I’m not exactly sure how you would do this. Batteries vary quite a bit. You can get a voltage reading on the battery but there is not necessarily a current sensor to know the rate of usage nor is there an overall capacity of the battery available. You may need to buy a battery beak to test the capacitance of the battery in mAhours. (it’s not cheap but we have one for our club to test battery charge effectiveness)
You could estimate current using the smart motor library and integrate the current coming out. But you have to go deeeeep into that code to get it to work and even then, the results you may see from battery to battery may vary depending upon age, charge, and even temperature.
You could also keep a view on the rate of battery voltage over time and see if the rate is going down too fast to hold back on the motors. But is that also causing you to not play the way you want to? While in the debugger, stream that out and save from result to result.
Do you distribute the load using a power expander? How many motors are at work and can you distribute the load across both the cortex and power expander? Now you have two current draws and voltage sources to worry about… Not the right direction for reducing variables…

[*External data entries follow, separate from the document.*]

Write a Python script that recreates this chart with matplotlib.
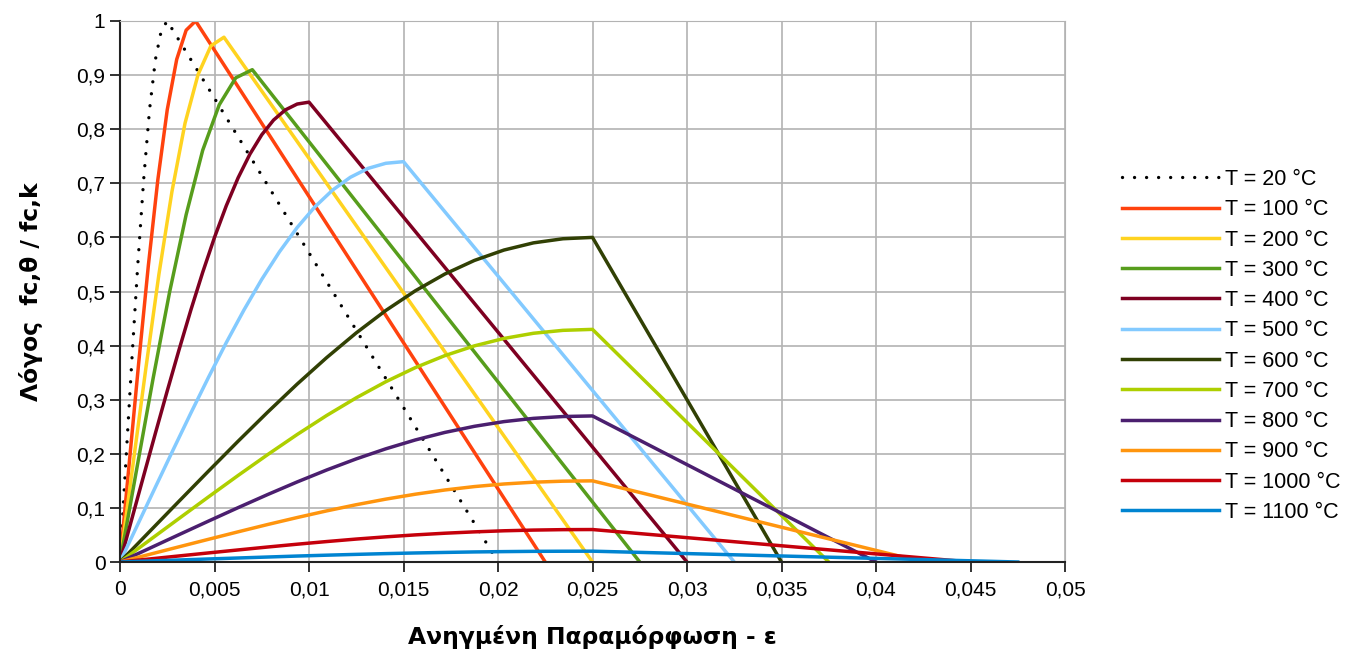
import matplotlib
matplotlib.use("Agg")
import matplotlib.pyplot as plt
from matplotlib.ticker import FuncFormatter

plt.rcParams['font.family'] = ['Liberation Sans', 'DejaVu Sans']

labels = ['T = 20 °C', 'T = 100 °C', 'T = 200 °C', 'T = 300 °C', 'T = 400 °C', 'T = 500 °C',
          'T = 600 °C', 'T = 700 °C', 'T = 800 °C', 'T = 900 °C', 'T = 1000 °C', 'T = 1100 °C']
colors = ['black', '#ff420e', '#ffd320', '#579d1c', '#7e0021', '#83caff',
          '#314004', '#aecf00', '#4b1f6f', '#ff950e', '#c5000b', '#0084d1']

# strain / stress-ratio points
eps_20 = [0, 0.0003125, 0.000625, 0.0009375, 0.00125, 0.0015625, 0.001875, 0.0021875, 0.0025, 0.02]
sig_20 = [0, 0.187, 0.372, 0.548, 0.706, 0.836, 0.929, 0.983, 1.0, 0]
eps_100 = [0, 0.0005, 0.001, 0.0015, 0.002, 0.0025, 0.003, 0.0035, 0.004, 0.0225]
sig_100 = [0, 0.187, 0.372, 0.548, 0.706, 0.836, 0.929, 0.983, 1.0, 0]
eps_200 = [0, 0.00069, 0.00138, 0.00206, 0.00275, 0.00344, 0.00413, 0.00481, 0.0055, 0.025]
sig_200 = [0, 0.181, 0.361, 0.532, 0.685, 0.811, 0.901, 0.954, 0.97, 0]
eps_300 = [0, 0.000875, 0.00175, 0.002625, 0.0035, 0.004375, 0.00525, 0.006125, 0.007, 0.0275]
sig_300 = [0, 0.170, 0.339, 0.499, 0.642, 0.761, 0.845, 0.895, 0.91, 0]
eps_400 = [0, 0.000625, 0.00125, 0.001875, 0.0025, 0.003125, 0.00375, 0.004375, 0.005,
           0.005625, 0.00625, 0.006875, 0.0075, 0.008125, 0.00875, 0.009375, 0.01, 0.03]
sig_400 = [0, 0.0796, 0.1592, 0.2383, 0.3163, 0.3924, 0.4659, 0.5354, 0.6000,
           0.6586, 0.7102, 0.7540, 0.7897, 0.8169, 0.8357, 0.8465, 0.85, 0]
eps_500 = [0, 0.0009375, 0.001875, 0.0028125, 0.00375, 0.0046875, 0.005625, 0.0065625, 0.0075,
           0.0084375, 0.009375, 0.0103125, 0.01125, 0.0121875, 0.013125, 0.0140625, 0.015, 0.0325]
sig_500 = [0, 0.0693, 0.1386, 0.2074, 0.2754, 0.3417, 0.4056, 0.4661, 0.5224,
           0.5734, 0.6183, 0.6565, 0.6875, 0.7111, 0.7276, 0.7370, 0.74, 0]
eps_hot = [0, 0.0015625, 0.003125, 0.0046875, 0.00625, 0.0078125, 0.009375, 0.0109375, 0.0125,
           0.0140625, 0.015625, 0.0171875, 0.01875, 0.0203125, 0.021875, 0.0234375, 0.025]
eps_600 = eps_hot + [0.035]
sig_600 = [0, 0.0562, 0.1124, 0.1682, 0.2233, 0.2770, 0.3289, 0.3779, 0.4235,
           0.4649, 0.5013, 0.5323, 0.5574, 0.5766, 0.5899, 0.5975, 0.6, 0]
eps_700 = eps_hot + [0.0375]
sig_700 = [0, 0.0403, 0.0805, 0.1205, 0.1600, 0.1985, 0.2357, 0.2709, 0.3035,
           0.3332, 0.3593, 0.3815, 0.3995, 0.4132, 0.4228, 0.4282, 0.43, 0]
eps_800 = eps_hot + [0.04]
sig_800 = [0, 0.0253, 0.0506, 0.0757, 0.1005, 0.1247, 0.1480, 0.1701, 0.1906,
           0.2092, 0.2256, 0.2395, 0.2508, 0.2595, 0.2655, 0.2689, 0.27, 0]
eps_900 = eps_hot + [0.0425]
sig_900 = [0, 0.0141, 0.0281, 0.0420, 0.0558, 0.0693, 0.0822, 0.0945, 0.1059,
           0.1162, 0.1253, 0.1331, 0.1394, 0.1442, 0.1475, 0.1494, 0.15, 0]
eps_1000 = eps_hot + [0.045]
sig_1000 = [0, 0.0056, 0.0112, 0.0168, 0.0223, 0.0277, 0.0329, 0.0378, 0.0424,
            0.0465, 0.0501, 0.0532, 0.0557, 0.0577, 0.0590, 0.0598, 0.06, 0]
eps_1100 = eps_hot + [0.0475]
sig_1100 = [0, 0.0019, 0.0037, 0.0056, 0.0074, 0.0092, 0.0110, 0.0126, 0.0141,
            0.0155, 0.0167, 0.0177, 0.0186, 0.0192, 0.0197, 0.0199, 0.02, 0]

curves = [(eps_20, sig_20), (eps_100, sig_100), (eps_200, sig_200), (eps_300, sig_300),
          (eps_400, sig_400), (eps_500, sig_500), (eps_600, sig_600), (eps_700, sig_700),
          (eps_800, sig_800), (eps_900, sig_900), (eps_1000, sig_1000), (eps_1100, sig_1100)]

fig = plt.figure(figsize=(13.46, 6.49), dpi=100)
ax = fig.add_axes([120/1346, 1-562/649, 945/1346, 541/649])

for i, (x, y) in enumerate(curves):
    if i == 0:
        ax.plot(x, y, color=colors[i], lw=2.4, ls=(0, (0.01, 3.6)), dash_capstyle='round', label=labels[i])
    else:
        ax.plot(x, y, color=colors[i], lw=2.5, label=labels[i])

ax.set_xlim(0, 0.05)
ax.set_ylim(0, 1)
ax.set_xticks([i*0.005 for i in range(11)])
ax.set_yticks([i*0.1 for i in range(11)])
fmt = FuncFormatter(lambda v, p: ('%g' % round(v, 4)).replace('.', ','))
ax.xaxis.set_major_formatter(fmt)
ax.yaxis.set_major_formatter(fmt)
ax.grid(color='#b3b3b3', lw=1.2)
ax.set_axisbelow(True)
for s in ['top', 'right']:
    ax.spines[s].set_color('#b3b3b3')
for s in ['left', 'bottom']:
    ax.spines[s].set_color('#222222')
    ax.spines[s].set_linewidth(1.5)
ax.tick_params(labelsize=15, length=7, width=1.3, color='#222222', direction='out')
ax.tick_params(axis='x', pad=6)

ax.set_xlabel('Ανηγμένη Παραμόρφωση - ε', fontsize=16.8, fontweight='bold',
              family='DejaVu Sans', labelpad=19)
ax.set_ylabel('Λόγος  fc,θ / fc,k', fontsize=16.8, fontweight='bold',
              family='DejaVu Sans', labelpad=24)

fig.legend(loc='upper left', bbox_to_anchor=(1122/1346, 1-169/649), frameon=False,
           borderpad=0, borderaxespad=0, fontsize=15.5, handlelength=4.5,
           labelspacing=0.43, handletextpad=0.3)

fig.savefig('out.png', dpi=100)
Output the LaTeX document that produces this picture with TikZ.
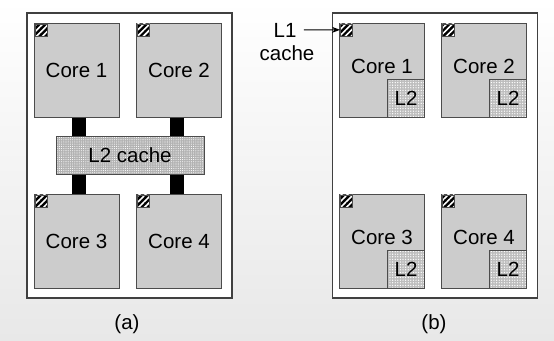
\documentclass[tikz,border=0pt]{standalone}
\usepackage{fontspec}
\setmainfont{Liberation Sans}
\usetikzlibrary{patterns.meta,arrows.meta}
\begin{document}
\begin{tikzpicture}[x=1pt,y=-1pt,
  every node/.style={font=\fontsize{20.5}{24}\selectfont, text=black},
  outerbox/.style={draw=black!75, line width=1.1pt, fill=white, inner sep=0pt,
    minimum width=205pt, minimum height=285pt},
  corebox/.style={draw=black!70, line width=1pt, fill=gray!40, inner sep=0pt,
    minimum width=85pt, minimum height=94pt},
  l2big/.style={draw=black!70, line width=1pt, inner sep=0pt,
    minimum width=148pt, minimum height=38pt,
    preaction={fill=black!30},
    pattern={Dots[distance=2.2pt,radius=0.55pt]}, pattern color=white},
  l2small/.style={draw=black!70, line width=1pt, inner sep=0pt,
    minimum width=37pt, minimum height=38pt,
    preaction={fill=black!26},
    pattern={Dots[distance=2.6pt,radius=0.7pt]}, pattern color=white},
  l1sq/.style={draw=black!70, line width=0.6pt, inner sep=0pt,
    minimum width=12pt, minimum height=12pt,
    preaction={fill=black},
    pattern={Lines[angle=45,distance=4.2pt,line width=1.6pt]}, pattern color=white},
  bus/.style={line width=14pt, black},
  arr/.style={-{Stealth[length=8pt,width=6pt]}, line width=1pt, black, shorten <=4pt}
]
\useasboundingbox (0,0) rectangle (554,340);
\shade[top color=white, bottom color=black!9] (0,0) rectangle (554,340);

% ---------- (a) ----------
\node[outerbox] (pa) at (129.5,155.5) {};
\node[corebox] (c1a) at (76.5,70) {Core 1};
\node[corebox] (c2a) at (179,70) {Core 2};
\node[corebox] (c3a) at (76.5,241) {Core 3};
\node[corebox] (c4a) at (179,241) {Core 4};
\node[l2big] (l2a) at (130,155) {L2 cache};
\draw[bus] ([xshift=2.5pt]c1a.south) -- ([xshift=2.5pt]c1a.south |- l2a.north);
\draw[bus] ([xshift=-2.5pt]c2a.south) -- ([xshift=-2.5pt]c2a.south |- l2a.north);
\draw[bus] ([xshift=2.5pt]c3a.north) -- ([xshift=2.5pt]c3a.north |- l2a.south);
\draw[bus] ([xshift=-2.5pt]c4a.north) -- ([xshift=-2.5pt]c4a.north |- l2a.south);
\node[l1sq, anchor=north west] (l1a1) at ([shift={(1pt,-1pt)}]c1a.north west) {};
\node[l1sq, anchor=north west] (l1a2) at ([shift={(1pt,-1pt)}]c2a.north west) {};
\node[l1sq, anchor=north west] (l1a3) at ([shift={(1pt,-1pt)}]c3a.north west) {};
\node[l1sq, anchor=north west] (l1a4) at ([shift={(1pt,-1pt)}]c4a.north west) {};
\node (capa) at (127,324) {(a)};

% ---------- (b) ----------
\node[outerbox] (pb) at (435,155.5) {};
\node[corebox] (c1b) at (382,70) {\raisebox{7pt}{Core 1}};
\node[corebox] (c2b) at (484,70) {\raisebox{7pt}{Core 2}};
\node[corebox] (c3b) at (382,241) {\raisebox{7pt}{Core 3}};
\node[corebox] (c4b) at (484,241) {\raisebox{7pt}{Core 4}};
\node[l2small, anchor=south east] (l2b1) at (c1b.south east) {L2};
\node[l2small, anchor=south east] (l2b2) at (c2b.south east) {L2};
\node[l2small, anchor=south east] (l2b3) at (c3b.south east) {L2};
\node[l2small, anchor=south east] (l2b4) at (c4b.south east) {L2};
\node[l1sq, anchor=north west] (l1b1) at ([shift={(1pt,-1pt)}]c1b.north west) {};
\node[l1sq, anchor=north west] (l1b2) at ([shift={(1pt,-1pt)}]c2b.north west) {};
\node[l1sq, anchor=north west] (l1b3) at ([shift={(1pt,-1pt)}]c3b.north west) {};
\node[l1sq, anchor=north west] (l1b4) at ([shift={(1pt,-1pt)}]c4b.north west) {};
\node (capb) at (434,324) {(b)};

\node (l1t) at (285,30) {L1};
\node (l1c) at (287,53) {cache};
\draw[arr] (l1t) -- (l1b1);
\end{tikzpicture}
\end{document}
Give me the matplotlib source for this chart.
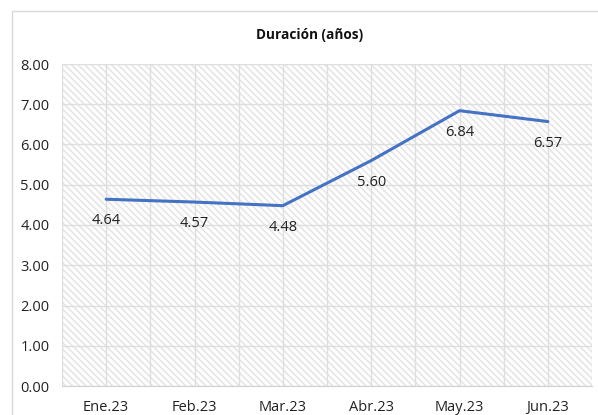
import matplotlib
matplotlib.use('Agg')
import matplotlib.pyplot as plt
from matplotlib.patches import Rectangle
from matplotlib.ticker import MultipleLocator, FormatStrFormatter

# Data
months = ["Ene.23", "Feb.23", "Mar.23", "Abr.23", "May.23", "Jun.23"]
duration = [4.64, 4.57, 4.48, 5.60, 6.84, 6.57]
labels = ["4.64", "4.57", "4.48", "5.60", "6.84", "6.57"]

plt.rcParams["font.family"] = ["Open Sans", "DejaVu Sans"]
plt.rcParams["hatch.color"] = "#e4e4e4"
plt.rcParams["hatch.linewidth"] = 1.1

fig = plt.figure(figsize=(5.98, 4.15), dpi=100)
fig.patch.set_facecolor("white")

# outer chart border
fig.patches.append(Rectangle((12 / 598, -0.05), 1.0, (415 - 11) / 415 + 0.05,
                             transform=fig.transFigure, fill=False,
                             edgecolor="#d9d9d9", linewidth=1.0, zorder=0))

ax = fig.add_axes([62 / 598, 1 - 386 / 415, 530 / 598, (386 - 64) / 415])
ax.patch.set_facecolor("white")
ax.patch.set_hatch("\\" * 5)
ax.patch.set_edgecolor("#e4e4e4")
ax.patch.set_linewidth(0)

x = list(range(len(months)))
ax.plot(x, duration, color="#4472C4", linewidth=2.2, solid_capstyle="round", zorder=3)

for xi, yi, lab in zip(x, duration, labels):
    ax.annotate(lab, (xi, yi), xytext=(0, -15.5), textcoords="offset points",
                ha="center", va="center", fontsize=10.5, color="#222222")

ax.set_xlim(-0.5, len(months) - 0.5)
ax.set_ylim(0, 8)
ax.set_xticks(x)
ax.set_xticklabels(months)
ax.xaxis.set_minor_locator(MultipleLocator(0.5))
ax.yaxis.set_major_locator(MultipleLocator(1))
ax.yaxis.set_major_formatter(FormatStrFormatter("%.2f"))

ax.grid(True, which="both", axis="x", color="#dedede", linewidth=1.0)
ax.grid(True, which="major", axis="y", color="#dedede", linewidth=1.0)
ax.set_axisbelow(True)

ax.tick_params(axis="both", which="both", length=0, labelsize=10.5, colors="#222222")
ax.tick_params(axis="x", pad=10)
ax.tick_params(axis="y", pad=9)

for side in ["top", "right", "left"]:
    ax.spines[side].set_visible(False)
ax.spines["bottom"].set_color("#d0d0d0")

fig.text(310 / 598, 1 - 35 / 415, "Duración (años)", ha="center", va="center",
         fontsize=9.8, fontweight="bold", color="#111111")

fig.savefig("out.png", dpi=100, facecolor="white")
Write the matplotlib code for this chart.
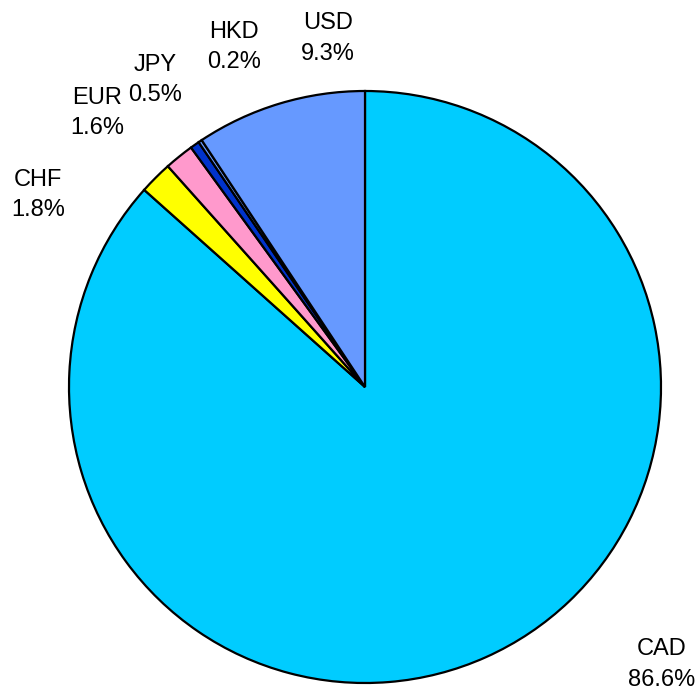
import matplotlib
matplotlib.use("Agg")
import matplotlib.pyplot as plt

categories = ["CAD", "CHF", "EUR", "JPY", "HKD", "USD"]
values = [86.6, 1.8, 1.6, 0.5, 0.2, 9.3]
colors = ["#00CCFF", "#FFFF00", "#FF99CC", "#0033CC", "#6699FF", "#6699FF"]
# label block centres in pie-radius units (style/layout only)
label_pos = [(1.003, -0.937), (-1.105, 0.649), (-0.905, 0.926),
             (-0.709, 1.037), (-0.443, 1.149), (-0.125, 1.178)]

plt.rcParams['font.family'] = ['Liberation Sans', 'DejaVu Sans']

fig = plt.figure(figsize=(7.0, 6.92), dpi=100)
W, H = 700, 692
cx, cy, R = 365, 387, 296
ax = fig.add_axes([(cx - R) / W, (H - cy - R) / H, 2 * R / W, 2 * R / H])
ax.pie(values, colors=colors, startangle=90, counterclock=False, radius=1,
       wedgeprops=dict(edgecolor="black", linewidth=1.6))
ax.set_xlim(-1, 1)
ax.set_ylim(-1, 1)
ax.set_aspect('auto')
ax.axis('off')

for cat, val, (x, y) in zip(categories, values, label_pos):
    ax.text(x, y, f"{cat}\n{val:.1f}%", ha="center", va="center",
            fontsize=17, linespacing=1.5, clip_on=False)

fig.savefig("out.png", dpi=100)
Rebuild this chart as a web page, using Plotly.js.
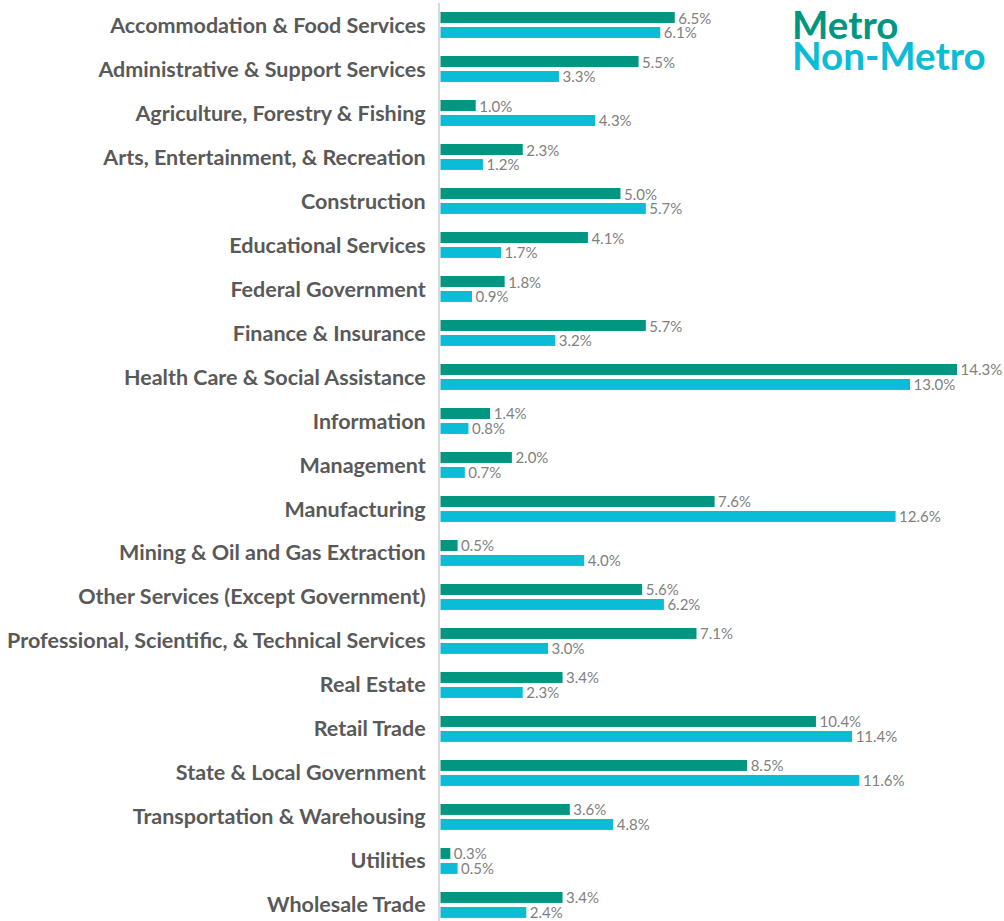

Lastly, get more batteries than you want and bench test them against the robot in timed runs. Find the good ones and use those exclusively in competitions. Try to use the same chargers too in order to reduce variations as well.
On a different approach, you can use some programming techniques to ramp up the power given to your motors as you speed up. Going up slowly can reduce the current spikes and make your battery mileage go further. Kind of like flooring it in a Prius. You won’t go nearly as far on the battery.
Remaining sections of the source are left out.